The story jumps 25 years and forty-something Rachel has won a competition to see the band’s reunion gig in Prague.  A reunion is on the cards and there is much humour and more than a little poignancy with the regard to the passage of time and the way life turns out.  Rachel Lumberg is the keystone of the story as grown-up Rachel – with her partner Jeff (Martin Miller) the script takes a John Godber turn, with the relationship strife and the planned trip abroad.  Jayne McKenna and Emily Joyce are good fun as the grown-up Zoe and Heather respectively, but it is the once-sporty Claire who steals the show and our hearts in a lovely portrayal by Alison Fitzjohn.  Andy Williams (not that one) crops up again and again in a range of roles, each of them humorous in an economical, throwaway style that demonstrates his versatility and comic timing.

Tim Firth’s script channels Victoria Wood with its down-to-earth North-Western bathos, and Willy Russell in its female empowerment.  There are plenty of laughs, more than a smattering of wit and a touching denouement that has me wiping my eye.

And the boyband?  Wow.  Selected for their vocal abilities, they also have to dance their socks (and in some cases their tops) off, in a dazzling and energetic display.  Kim Gavin’s choreography evokes the pop videos of Take That and the boys (AJ, Nick, Curtis, Yazdan and Sario) seem tireless in their efforts.  Very impressive.

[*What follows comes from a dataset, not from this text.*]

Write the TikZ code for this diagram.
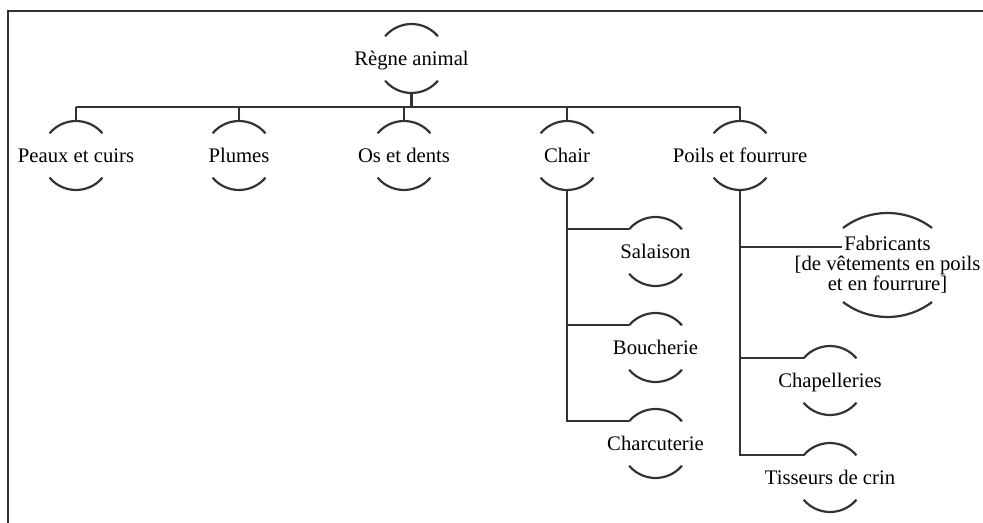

Kim Gavin also directs, along with Jack Ryder, and they get the pace and feel of the piece just right, keeping us on the right side of sentimentality and teasing us with just enough nostalgia to set the scene while allowing this new story to have legs of its own.  This charming, warm-hearted piece blends down-to-earth humour with spectacular staging and it all fits together beautifully for a show you’ll Never Forget.